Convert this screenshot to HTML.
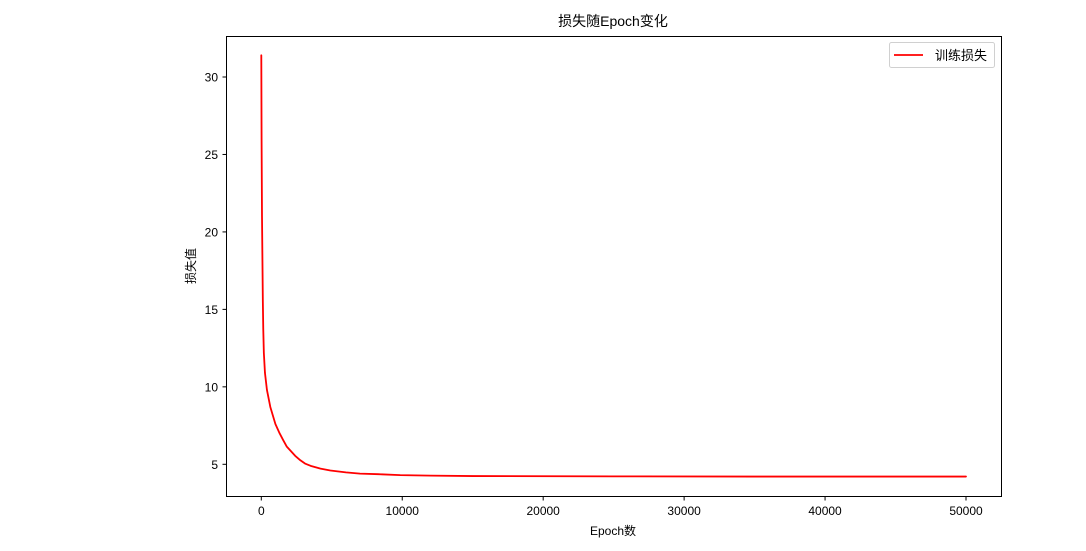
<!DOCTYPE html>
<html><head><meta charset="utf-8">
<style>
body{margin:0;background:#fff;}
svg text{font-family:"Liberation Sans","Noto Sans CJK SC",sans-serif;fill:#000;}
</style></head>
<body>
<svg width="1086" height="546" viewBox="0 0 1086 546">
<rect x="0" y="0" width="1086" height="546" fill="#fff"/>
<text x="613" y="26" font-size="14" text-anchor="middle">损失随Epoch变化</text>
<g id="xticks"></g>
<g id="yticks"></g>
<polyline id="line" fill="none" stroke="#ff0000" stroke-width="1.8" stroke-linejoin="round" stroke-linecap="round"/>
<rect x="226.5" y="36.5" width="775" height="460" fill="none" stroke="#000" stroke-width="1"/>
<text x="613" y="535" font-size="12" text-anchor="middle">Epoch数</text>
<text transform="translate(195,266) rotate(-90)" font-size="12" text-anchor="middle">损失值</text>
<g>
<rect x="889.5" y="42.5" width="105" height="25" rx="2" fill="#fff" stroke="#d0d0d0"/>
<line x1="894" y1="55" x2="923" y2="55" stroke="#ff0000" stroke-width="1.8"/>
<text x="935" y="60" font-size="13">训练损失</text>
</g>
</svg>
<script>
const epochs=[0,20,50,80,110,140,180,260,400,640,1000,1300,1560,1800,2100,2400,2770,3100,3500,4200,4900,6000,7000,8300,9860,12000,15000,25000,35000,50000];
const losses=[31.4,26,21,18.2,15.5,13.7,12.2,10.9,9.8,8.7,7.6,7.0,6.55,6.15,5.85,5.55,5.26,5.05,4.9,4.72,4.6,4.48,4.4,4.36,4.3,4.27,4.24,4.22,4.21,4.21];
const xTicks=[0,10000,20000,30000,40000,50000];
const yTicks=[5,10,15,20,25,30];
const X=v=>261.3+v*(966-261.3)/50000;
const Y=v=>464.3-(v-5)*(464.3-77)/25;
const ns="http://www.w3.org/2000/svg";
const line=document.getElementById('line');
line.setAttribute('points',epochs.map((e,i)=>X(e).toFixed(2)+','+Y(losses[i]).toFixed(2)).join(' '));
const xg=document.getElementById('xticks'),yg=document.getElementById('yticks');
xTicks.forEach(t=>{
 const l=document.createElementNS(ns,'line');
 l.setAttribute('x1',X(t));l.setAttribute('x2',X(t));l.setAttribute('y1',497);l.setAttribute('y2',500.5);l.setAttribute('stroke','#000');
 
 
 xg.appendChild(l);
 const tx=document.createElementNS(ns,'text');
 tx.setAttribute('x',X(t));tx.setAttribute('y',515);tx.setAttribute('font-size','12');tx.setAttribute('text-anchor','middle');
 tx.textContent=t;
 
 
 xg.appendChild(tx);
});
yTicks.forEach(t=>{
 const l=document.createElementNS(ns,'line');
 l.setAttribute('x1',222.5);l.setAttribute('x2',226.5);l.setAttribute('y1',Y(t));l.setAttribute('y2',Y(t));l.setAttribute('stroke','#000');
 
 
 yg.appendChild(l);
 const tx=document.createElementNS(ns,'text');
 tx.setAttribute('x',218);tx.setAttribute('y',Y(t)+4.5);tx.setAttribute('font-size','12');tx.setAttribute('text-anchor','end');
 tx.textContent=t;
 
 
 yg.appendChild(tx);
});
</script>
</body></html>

---

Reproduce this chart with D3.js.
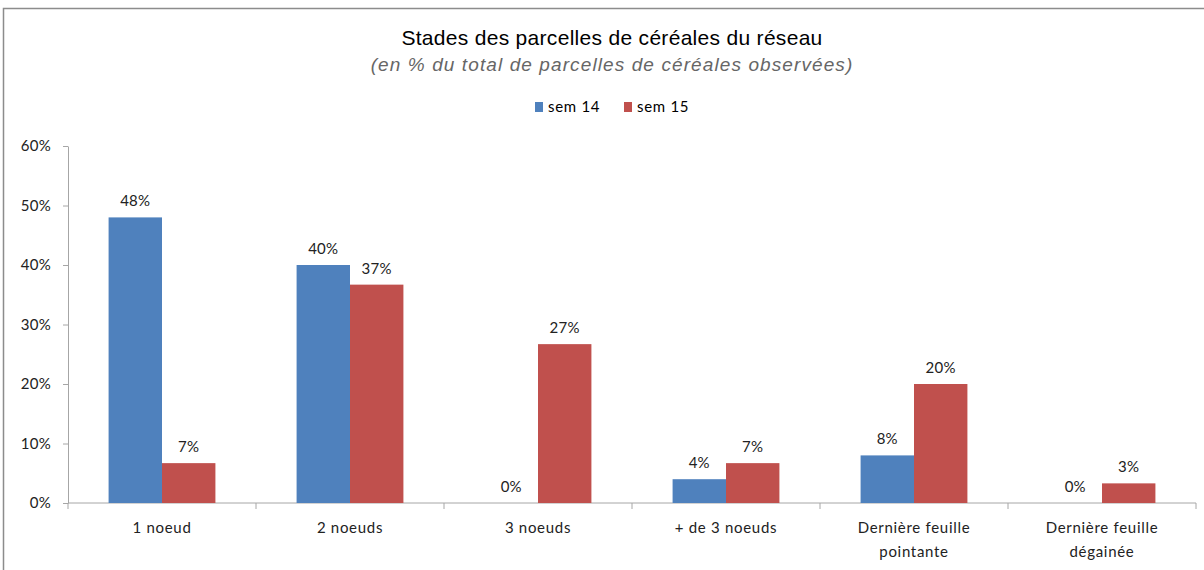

__Task details__
Copy out every line from the data above that has "this" in it.

__Written answer__
Convert this screenshot to HTML.
Reproduce this chart with D3.js.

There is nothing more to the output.